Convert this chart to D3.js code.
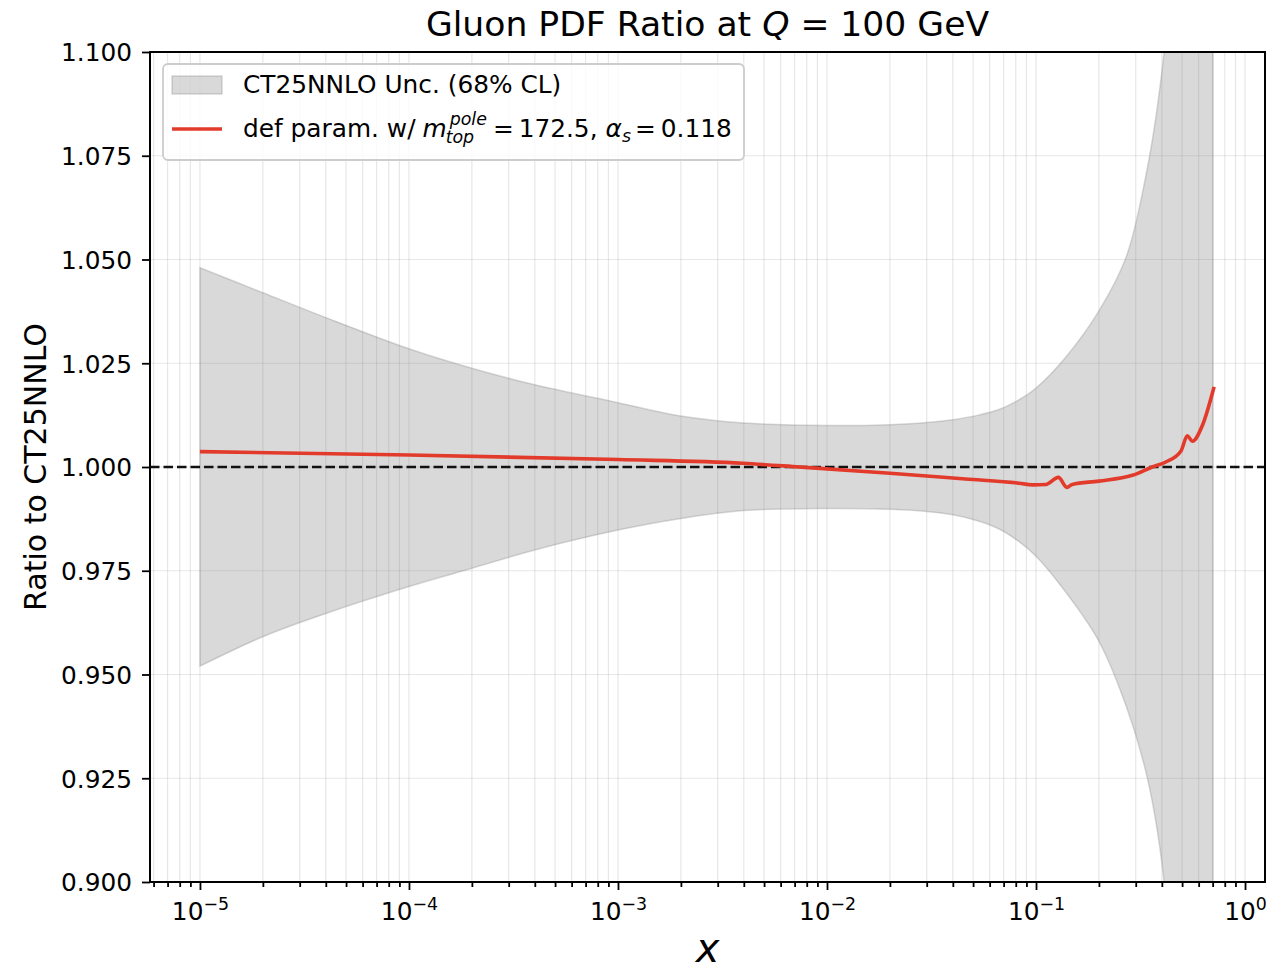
<!DOCTYPE html>
<html>
<head>
<meta charset="utf-8">
<script src="https://cdn.jsdelivr.net/npm/d3@7"></script>
<style>
  body { margin: 0; background: #fff; }
  text { font-family: "DejaVu Sans", sans-serif; fill: #000; }
</style>
</head>
<body>
<div id="chartCt"></div>
<script>
// uncertainty band (CT25NNLO, 68% CL)
const bandX = [1e-5, 2e-5, 4e-5, 1e-4, 2e-4, 4e-4, 1e-3, 2e-3, 4e-3, 1e-2, 2e-2,
  3e-2, 4e-2, 5.3e-2, 6.7e-2, 8.3e-2, 0.1, 0.139, 0.2, 0.27, 0.335, 0.388, 0.447, 0.56, 0.703];
const bandUpper = [1.048, 1.0420, 1.0360, 1.0285, 1.0238, 1.0198, 1.0155, 1.0123, 1.0106, 1.0100, 1.0102,
  1.0107, 1.0114, 1.0125, 1.0139, 1.0162, 1.0190, 1.0265, 1.0376, 1.0506, 1.070, 1.0898, 1.12, 1.20, 1.30];
const bandLower = [0.952, 0.9591, 0.9647, 0.9712, 0.9756, 0.9800, 0.9848, 0.9876, 0.9895, 0.9900, 0.9898,
  0.9893, 0.9885, 0.9870, 0.9850, 0.9820, 0.9785, 0.9698, 0.958, 0.9424, 0.9267, 0.9096, 0.88, 0.80, 0.70];

// def param. ratio curve
const lineX = [1e-5, 1e-4, 1e-3, 3.95e-3, 7.4e-3, 2e-2, 4.6e-2, 8.3e-2, 0.096, 0.1115, 0.128,
  0.1405, 0.149, 0.2, 0.289, 0.360, 0.418, 0.493, 0.53, 0.56, 0.625, 0.711];
const lineY = [1.0037, 1.0029, 1.0018, 1.0009, 1.0000, 0.9985, 0.9971, 0.9961, 0.9957, 0.9958, 0.9975,
  0.9951, 0.9958, 0.9966, 0.9980, 1.0000, 1.0012, 1.0038, 1.0075, 1.0062, 1.0100, 1.0193];

const yTicks = [0.900, 0.925, 0.950, 0.975, 1.000, 1.025, 1.050, 1.075, 1.100];
const xTicks = [1e-5, 1e-4, 1e-3, 1e-2, 1e-1, 1e0];
const xTickExp = ["\u22125", "\u22124", "\u22123", "\u22122", "\u22121", "0"];

const width = 1286, height = 971;
const pL = 150, pR = 1265, pT = 52, pB = 882;
const fs = 24.8, fsSmall = 17.4;

const svg = d3.select("#chartCt").append("svg")
  .attr("width", width).attr("height", height);

const x = d3.scaleLog()
  .domain([Math.pow(10, -5.239), Math.pow(10, 0.0956)])
  .range([pL, pR]);
const y = d3.scaleLinear().domain([0.9, 1.1]).range([pB, pT]);

// minor ticks 2..9 x 10^k inside domain
const minorTicks = [];
for (let k = -6; k <= 0; k++) {
  for (let m = 2; m <= 9; m++) {
    const v = m * Math.pow(10, k);
    if (v >= x.domain()[0] && v <= x.domain()[1]) minorTicks.push(v);
  }
}

svg.append("defs").append("clipPath").attr("id", "plotClip")
  .append("rect").attr("x", pL).attr("y", pT)
  .attr("width", pR - pL).attr("height", pB - pT);

// grid
const grid = svg.append("g");
grid.selectAll(".gx").data(xTicks.concat(minorTicks)).enter().append("line")
  .attr("x1", d => x(d)).attr("x2", d => x(d))
  .attr("y1", pT).attr("y2", pB)
  .attr("stroke", "#b0b0b0").attr("stroke-opacity", 0.3).attr("stroke-width", 1.2);
grid.selectAll(".gy").data(yTicks).enter().append("line")
  .attr("x1", pL).attr("x2", pR)
  .attr("y1", d => y(d)).attr("y2", d => y(d))
  .attr("stroke", "#b0b0b0").attr("stroke-opacity", 0.3).attr("stroke-width", 1.2);

const plot = svg.append("g").attr("clip-path", "url(#plotClip)");

// band
const bandData = bandX.map((v, i) => ({ x: v, lo: bandLower[i], hi: bandUpper[i] }));
const area = d3.area()
  .x(d => x(d.x)).y0(d => y(d.lo)).y1(d => y(d.hi))
  .curve(d3.curveCatmullRom.alpha(0.5));
plot.append("path").datum(bandData)
  .attr("d", area)
  .attr("fill", "gray").attr("fill-opacity", 0.3)
  .attr("stroke", "gray").attr("stroke-opacity", 0.3).attr("stroke-width", 1.5);

// reference line at 1
plot.append("line")
  .attr("x1", pL).attr("x2", pR)
  .attr("y1", y(1)).attr("y2", y(1))
  .attr("stroke", "#111").attr("stroke-width", 2.4)
  .attr("stroke-dasharray", "9.5,4");

// ratio curve
const lineData = lineX.map((v, i) => ({ x: v, y: lineY[i] }));
const line = d3.line().x(d => x(d.x)).y(d => y(d.y)).curve(d3.curveMonotoneX);
plot.append("path").datum(lineData)
  .attr("d", line)
  .attr("fill", "none").attr("stroke", "#e23b2b")
  .attr("stroke-width", 3.6).attr("stroke-linejoin", "round");

// axes
const xAxis = svg.append("g").attr("transform", `translate(0,${pB})`)
  .call(d3.axisBottom(x).tickValues(xTicks).tickSize(8).tickPadding(8).tickFormat(""));
xAxis.selectAll(".tick text").remove();
xAxis.selectAll(".tick").append("text")
  .attr("y", 38).attr("text-anchor", "middle")
  .style("font-size", fs + "px")
  .each(function (d, i) {
    const t = d3.select(this);
    t.append("tspan").text("10");
    t.append("tspan").attr("dy", -10).style("font-size", fsSmall + "px").text(xTickExp[i]);
  });
svg.append("g").attr("transform", `translate(0,${pB})`)
  .call(d3.axisBottom(x).tickValues(minorTicks).tickSize(5).tickFormat(""))
  .call(g => g.select(".domain").remove());

const yAxis = svg.append("g").attr("transform", `translate(${pL},0)`)
  .call(d3.axisLeft(y).tickValues(yTicks).tickSize(8).tickPadding(10).tickFormat(d3.format(".3f")));
yAxis.selectAll(".tick text").style("font-size", fs + "px").attr("dy", "0.36em");

svg.selectAll(".domain").remove();
svg.selectAll(".tick line").attr("stroke", "#000").attr("stroke-width", 1.8);

// frame
svg.append("rect").attr("x", pL).attr("y", pT)
  .attr("width", pR - pL).attr("height", pB - pT)
  .attr("fill", "none").attr("stroke", "#000").attr("stroke-width", 2);

// title and labels
const title = svg.append("text").attr("x", (pL + pR) / 2).attr("y", 36)
  .attr("text-anchor", "middle").style("font-size", "34.6px");
title.append("tspan").text("Gluon PDF Ratio at ");
title.append("tspan").style("font-style", "italic").text("Q");
title.append("tspan").text(" = 100 GeV");

svg.append("text")
  .attr("transform", `translate(46,${(pT + pB) / 2}) rotate(-90)`)
  .attr("text-anchor", "middle").style("font-size", "30px")
  .text("Ratio to CT25NNLO");

svg.append("text").attr("x", (pL + pR) / 2).attr("y", 962)
  .attr("text-anchor", "middle").style("font-size", "40px").style("font-style", "italic")
  .text("x");

// legend
const lg = svg.append("g");
lg.append("rect").attr("x", 163).attr("y", 64).attr("width", 581).attr("height", 96)
  .attr("rx", 5).attr("fill", "#fff").attr("fill-opacity", 0.8)
  .attr("stroke", "#ccc").attr("stroke-width", 1.8);
lg.append("rect").attr("x", 172).attr("y", 76).attr("width", 50).attr("height", 18)
  .attr("fill", "gray").attr("fill-opacity", 0.3)
  .attr("stroke", "gray").attr("stroke-opacity", 0.3).attr("stroke-width", 1.5);
lg.append("line").attr("x1", 172).attr("x2", 222).attr("y1", 129).attr("y2", 129)
  .attr("stroke", "#e23b2b").attr("stroke-width", 3.6);
lg.append("text").attr("x", 243).attr("y", 93).style("font-size", fs + "px")
  .text("CT25NNLO Unc. (68% CL)");

// rich legend label (mathtext-like pieces laid out in sequence)
const by = 137;
let cx = 243;
function piece(str, size, italic, dy) {
  const t = lg.append("text").attr("x", cx).attr("y", by + (dy || 0))
    .style("font-size", size + "px")
    .style("font-style", italic ? "italic" : "normal")
    .text(str);
  return t.node().getComputedTextLength();
}
cx += piece("def param. w/", fs, false) + 7;
cx += piece("m", fs, true) + 1;
const scr = lg.append("text").attr("y", by)
  .style("font-size", fsSmall + "px").style("font-style", "italic");
const sup = scr.append("tspan").attr("x", cx + 2).attr("dy", -12).text("pole");
const sub = scr.append("tspan").attr("x", cx - 2).attr("dy", 18).text("top");
cx += Math.max(sup.node().getComputedTextLength() + 2, sub.node().getComputedTextLength() - 2) + 6;
cx += piece("=", fs, false) + 5;
cx += piece("172.5,", fs, false) + 8;
cx += piece("\u03b1", fs, true);
cx += piece("s", fsSmall, true, 5) + 4;
cx += piece("=", fs, false) + 5;
piece("0.118", fs, false);
</script>
</body>
</html>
= = = = =
Exercise => Restate the data word for word from its first line through the line with "1.0062, 1.0100, 1.0193];", leaving out any picture along the way.

Response for this exercise =>
Convert this chart to D3.js code.
<!DOCTYPE html>
<html>
<head>
<meta charset="utf-8">
<script src="https://cdn.jsdelivr.net/npm/d3@7"></script>
<style>
  body { margin: 0; background: #fff; }
  text { font-family: "DejaVu Sans", sans-serif; fill: #000; }
</style>
</head>
<body>
<div id="chartCt"></div>
<script>
// uncertainty band (CT25NNLO, 68% CL)
const bandX = [1e-5, 2e-5, 4e-5, 1e-4, 2e-4, 4e-4, 1e-3, 2e-3, 4e-3, 1e-2, 2e-2,
  3e-2, 4e-2, 5.3e-2, 6.7e-2, 8.3e-2, 0.1, 0.139, 0.2, 0.27, 0.335, 0.388, 0.447, 0.56, 0.703];
const bandUpper = [1.048, 1.0420, 1.0360, 1.0285, 1.0238, 1.0198, 1.0155, 1.0123, 1.0106, 1.0100, 1.0102,
  1.0107, 1.0114, 1.0125, 1.0139, 1.0162, 1.0190, 1.0265, 1.0376, 1.0506, 1.070, 1.0898, 1.12, 1.20, 1.30];
const bandLower = [0.952, 0.9591, 0.9647, 0.9712, 0.9756, 0.9800, 0.9848, 0.9876, 0.9895, 0.9900, 0.9898,
  0.9893, 0.9885, 0.9870, 0.9850, 0.9820, 0.9785, 0.9698, 0.958, 0.9424, 0.9267, 0.9096, 0.88, 0.80, 0.70];

// def param. ratio curve
const lineX = [1e-5, 1e-4, 1e-3, 3.95e-3, 7.4e-3, 2e-2, 4.6e-2, 8.3e-2, 0.096, 0.1115, 0.128,
  0.1405, 0.149, 0.2, 0.289, 0.360, 0.418, 0.493, 0.53, 0.56, 0.625, 0.711];
const lineY = [1.0037, 1.0029, 1.0018, 1.0009, 1.0000, 0.9985, 0.9971, 0.9961, 0.9957, 0.9958, 0.9975,
  0.9951, 0.9958, 0.9966, 0.9980, 1.0000, 1.0012, 1.0038, 1.0075, 1.0062, 1.0100, 1.0193];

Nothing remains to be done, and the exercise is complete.